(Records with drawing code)
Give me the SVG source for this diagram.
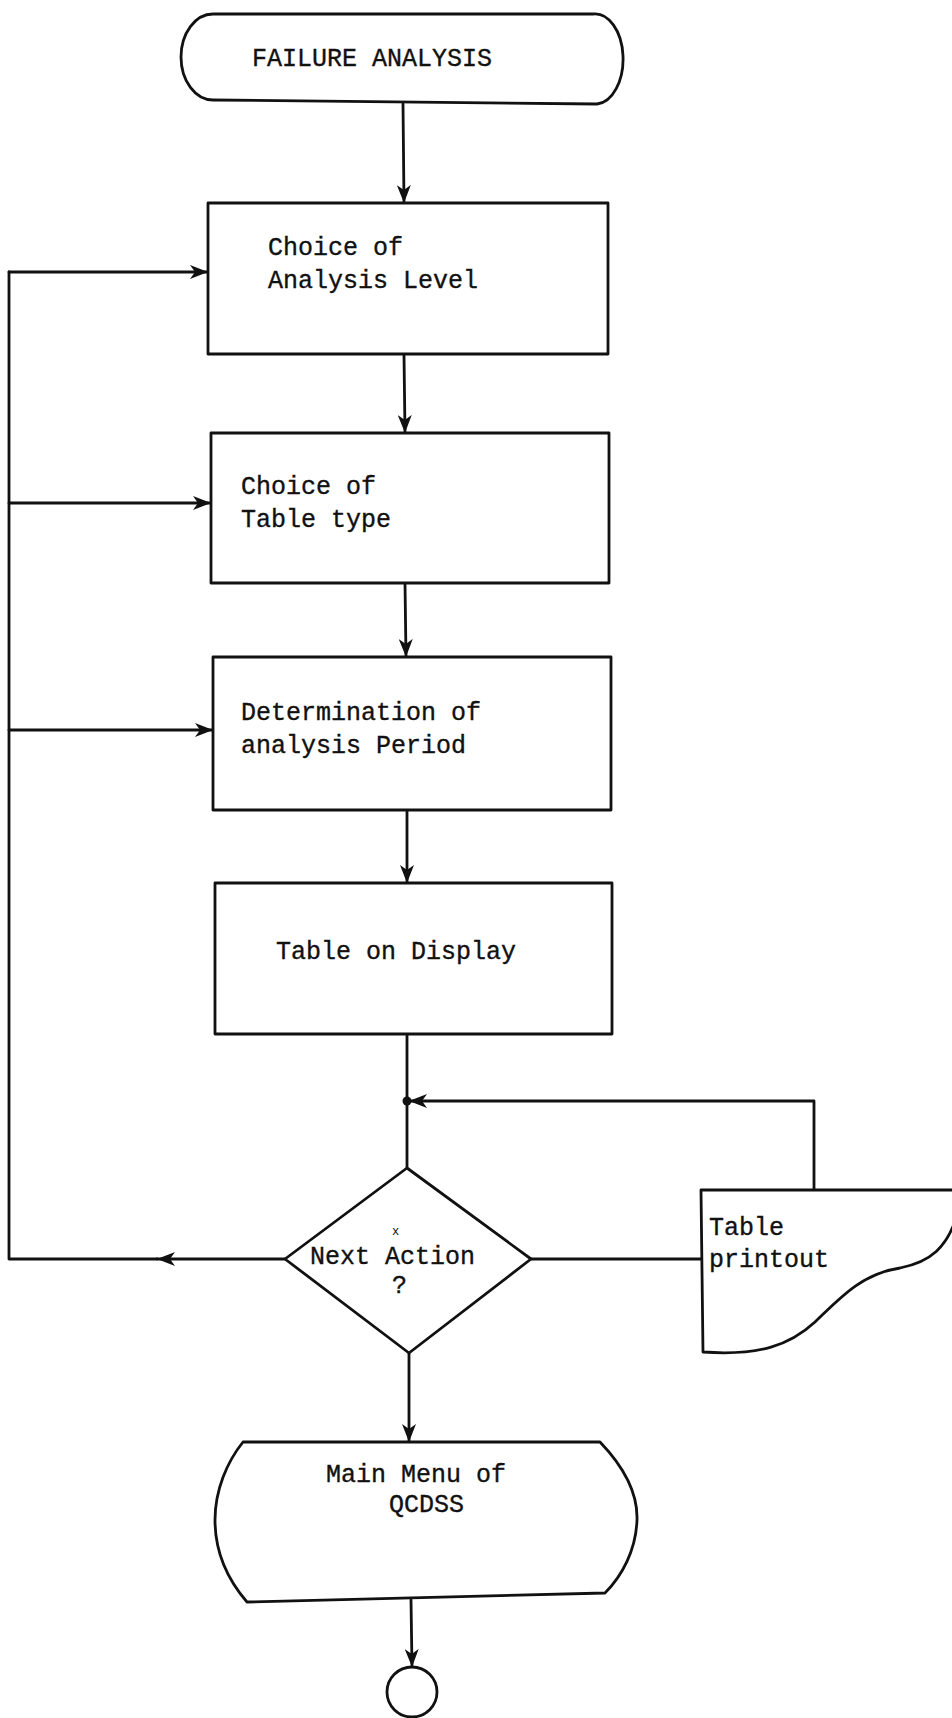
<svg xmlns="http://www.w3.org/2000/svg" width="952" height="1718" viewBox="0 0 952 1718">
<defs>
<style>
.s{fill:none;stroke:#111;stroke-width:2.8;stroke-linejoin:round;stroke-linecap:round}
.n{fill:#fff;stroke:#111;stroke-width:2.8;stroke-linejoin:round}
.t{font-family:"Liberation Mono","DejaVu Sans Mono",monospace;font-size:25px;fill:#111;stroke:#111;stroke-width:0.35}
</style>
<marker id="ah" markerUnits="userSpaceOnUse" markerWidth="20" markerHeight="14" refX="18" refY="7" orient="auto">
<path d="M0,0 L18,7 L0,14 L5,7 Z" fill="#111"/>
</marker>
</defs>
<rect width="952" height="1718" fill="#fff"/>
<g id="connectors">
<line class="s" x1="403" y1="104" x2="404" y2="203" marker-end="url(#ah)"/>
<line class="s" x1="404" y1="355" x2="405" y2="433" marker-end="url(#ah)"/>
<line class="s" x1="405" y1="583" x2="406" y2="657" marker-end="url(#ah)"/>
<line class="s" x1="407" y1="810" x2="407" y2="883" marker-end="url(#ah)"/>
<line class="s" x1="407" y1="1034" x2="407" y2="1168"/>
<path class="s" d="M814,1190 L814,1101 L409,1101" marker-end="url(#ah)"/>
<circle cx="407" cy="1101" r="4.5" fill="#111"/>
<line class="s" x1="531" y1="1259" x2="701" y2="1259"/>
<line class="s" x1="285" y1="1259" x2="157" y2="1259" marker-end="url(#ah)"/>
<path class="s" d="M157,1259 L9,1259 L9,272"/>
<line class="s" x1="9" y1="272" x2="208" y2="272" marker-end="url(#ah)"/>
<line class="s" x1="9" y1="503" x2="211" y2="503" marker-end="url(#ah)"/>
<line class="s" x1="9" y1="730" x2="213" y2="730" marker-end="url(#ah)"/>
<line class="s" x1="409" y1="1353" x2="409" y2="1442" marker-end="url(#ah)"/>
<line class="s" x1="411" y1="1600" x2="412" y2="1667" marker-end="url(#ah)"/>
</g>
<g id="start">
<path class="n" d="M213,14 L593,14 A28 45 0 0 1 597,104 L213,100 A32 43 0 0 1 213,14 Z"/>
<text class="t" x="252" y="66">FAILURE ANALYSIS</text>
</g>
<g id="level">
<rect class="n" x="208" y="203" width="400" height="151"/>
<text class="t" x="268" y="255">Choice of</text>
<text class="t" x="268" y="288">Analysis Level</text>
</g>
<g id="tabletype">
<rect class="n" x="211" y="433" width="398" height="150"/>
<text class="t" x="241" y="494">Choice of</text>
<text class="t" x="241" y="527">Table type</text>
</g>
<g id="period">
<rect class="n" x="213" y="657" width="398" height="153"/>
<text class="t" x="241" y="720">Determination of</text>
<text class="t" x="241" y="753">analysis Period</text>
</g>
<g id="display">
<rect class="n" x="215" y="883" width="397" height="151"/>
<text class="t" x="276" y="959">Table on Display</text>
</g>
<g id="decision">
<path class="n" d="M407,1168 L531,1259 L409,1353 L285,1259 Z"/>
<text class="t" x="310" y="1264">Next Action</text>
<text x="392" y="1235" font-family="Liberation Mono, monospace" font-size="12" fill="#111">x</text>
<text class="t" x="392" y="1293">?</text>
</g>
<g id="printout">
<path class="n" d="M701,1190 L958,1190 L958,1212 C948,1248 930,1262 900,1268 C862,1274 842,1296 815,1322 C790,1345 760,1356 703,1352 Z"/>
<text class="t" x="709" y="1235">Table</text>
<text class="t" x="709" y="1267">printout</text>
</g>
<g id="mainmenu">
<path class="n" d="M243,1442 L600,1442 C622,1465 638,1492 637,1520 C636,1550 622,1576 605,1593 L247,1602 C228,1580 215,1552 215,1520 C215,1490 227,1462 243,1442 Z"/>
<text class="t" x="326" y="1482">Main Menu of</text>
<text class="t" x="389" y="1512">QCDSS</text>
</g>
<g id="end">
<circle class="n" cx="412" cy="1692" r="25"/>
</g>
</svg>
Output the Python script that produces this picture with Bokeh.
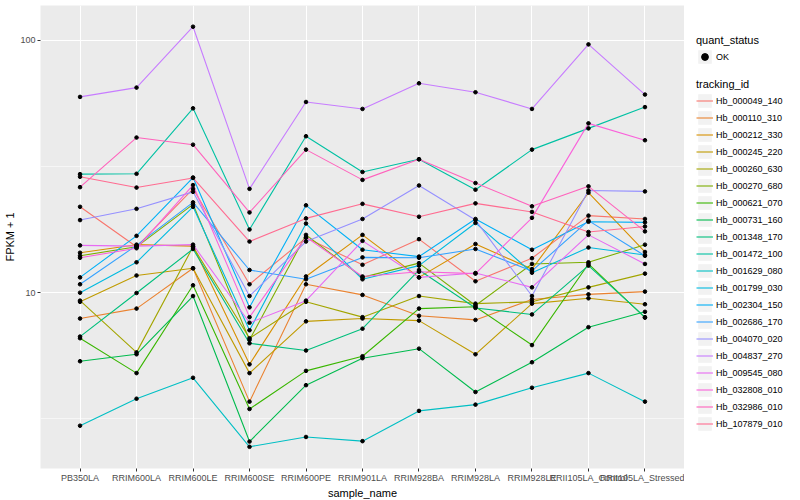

**Task details:**
Do not copy the pictures, but repeat every line exactly.

**Exercise response:**
Give me the SVG source for this diagram.
<svg xmlns="http://www.w3.org/2000/svg" width="952" height="1718" viewBox="0 0 952 1718">
<defs>
<style>
.s{fill:none;stroke:#111;stroke-width:2.8;stroke-linejoin:round;stroke-linecap:round}
.n{fill:#fff;stroke:#111;stroke-width:2.8;stroke-linejoin:round}
.t{font-family:"Liberation Mono","DejaVu Sans Mono",monospace;font-size:25px;fill:#111;stroke:#111;stroke-width:0.35}
</style>
<marker id="ah" markerUnits="userSpaceOnUse" markerWidth="20" markerHeight="14" refX="18" refY="7" orient="auto">
<path d="M0,0 L18,7 L0,14 L5,7 Z" fill="#111"/>
</marker>
</defs>
<rect width="952" height="1718" fill="#fff"/>
<g id="connectors">
<line class="s" x1="403" y1="104" x2="404" y2="203" marker-end="url(#ah)"/>
<line class="s" x1="404" y1="355" x2="405" y2="433" marker-end="url(#ah)"/>
<line class="s" x1="405" y1="583" x2="406" y2="657" marker-end="url(#ah)"/>
<line class="s" x1="407" y1="810" x2="407" y2="883" marker-end="url(#ah)"/>
<line class="s" x1="407" y1="1034" x2="407" y2="1168"/>
<path class="s" d="M814,1190 L814,1101 L409,1101" marker-end="url(#ah)"/>
<circle cx="407" cy="1101" r="4.5" fill="#111"/>
<line class="s" x1="531" y1="1259" x2="701" y2="1259"/>
<line class="s" x1="285" y1="1259" x2="157" y2="1259" marker-end="url(#ah)"/>
<path class="s" d="M157,1259 L9,1259 L9,272"/>
<line class="s" x1="9" y1="272" x2="208" y2="272" marker-end="url(#ah)"/>
<line class="s" x1="9" y1="503" x2="211" y2="503" marker-end="url(#ah)"/>
<line class="s" x1="9" y1="730" x2="213" y2="730" marker-end="url(#ah)"/>
<line class="s" x1="409" y1="1353" x2="409" y2="1442" marker-end="url(#ah)"/>
<line class="s" x1="411" y1="1600" x2="412" y2="1667" marker-end="url(#ah)"/>
</g>
<g id="start">
<path class="n" d="M213,14 L593,14 A28 45 0 0 1 597,104 L213,100 A32 43 0 0 1 213,14 Z"/>
<text class="t" x="252" y="66">FAILURE ANALYSIS</text>
</g>
<g id="level">
<rect class="n" x="208" y="203" width="400" height="151"/>
<text class="t" x="268" y="255">Choice of</text>
<text class="t" x="268" y="288">Analysis Level</text>
</g>
<g id="tabletype">
<rect class="n" x="211" y="433" width="398" height="150"/>
<text class="t" x="241" y="494">Choice of</text>
<text class="t" x="241" y="527">Table type</text>
</g>
<g id="period">
<rect class="n" x="213" y="657" width="398" height="153"/>
<text class="t" x="241" y="720">Determination of</text>
<text class="t" x="241" y="753">analysis Period</text>
</g>
<g id="display">
<rect class="n" x="215" y="883" width="397" height="151"/>
<text class="t" x="276" y="959">Table on Display</text>
</g>
<g id="decision">
<path class="n" d="M407,1168 L531,1259 L409,1353 L285,1259 Z"/>
<text class="t" x="310" y="1264">Next Action</text>
<text x="392" y="1235" font-family="Liberation Mono, monospace" font-size="12" fill="#111">x</text>
<text class="t" x="392" y="1293">?</text>
</g>
<g id="printout">
<path class="n" d="M701,1190 L958,1190 L958,1212 C948,1248 930,1262 900,1268 C862,1274 842,1296 815,1322 C790,1345 760,1356 703,1352 Z"/>
<text class="t" x="709" y="1235">Table</text>
<text class="t" x="709" y="1267">printout</text>
</g>
<g id="mainmenu">
<path class="n" d="M243,1442 L600,1442 C622,1465 638,1492 637,1520 C636,1550 622,1576 605,1593 L247,1602 C228,1580 215,1552 215,1520 C215,1490 227,1462 243,1442 Z"/>
<text class="t" x="326" y="1482">Main Menu of</text>
<text class="t" x="389" y="1512">QCDSS</text>
</g>
<g id="end">
<circle class="n" cx="412" cy="1692" r="25"/>
</g>
</svg>
Output the Python script that produces this picture with Bokeh.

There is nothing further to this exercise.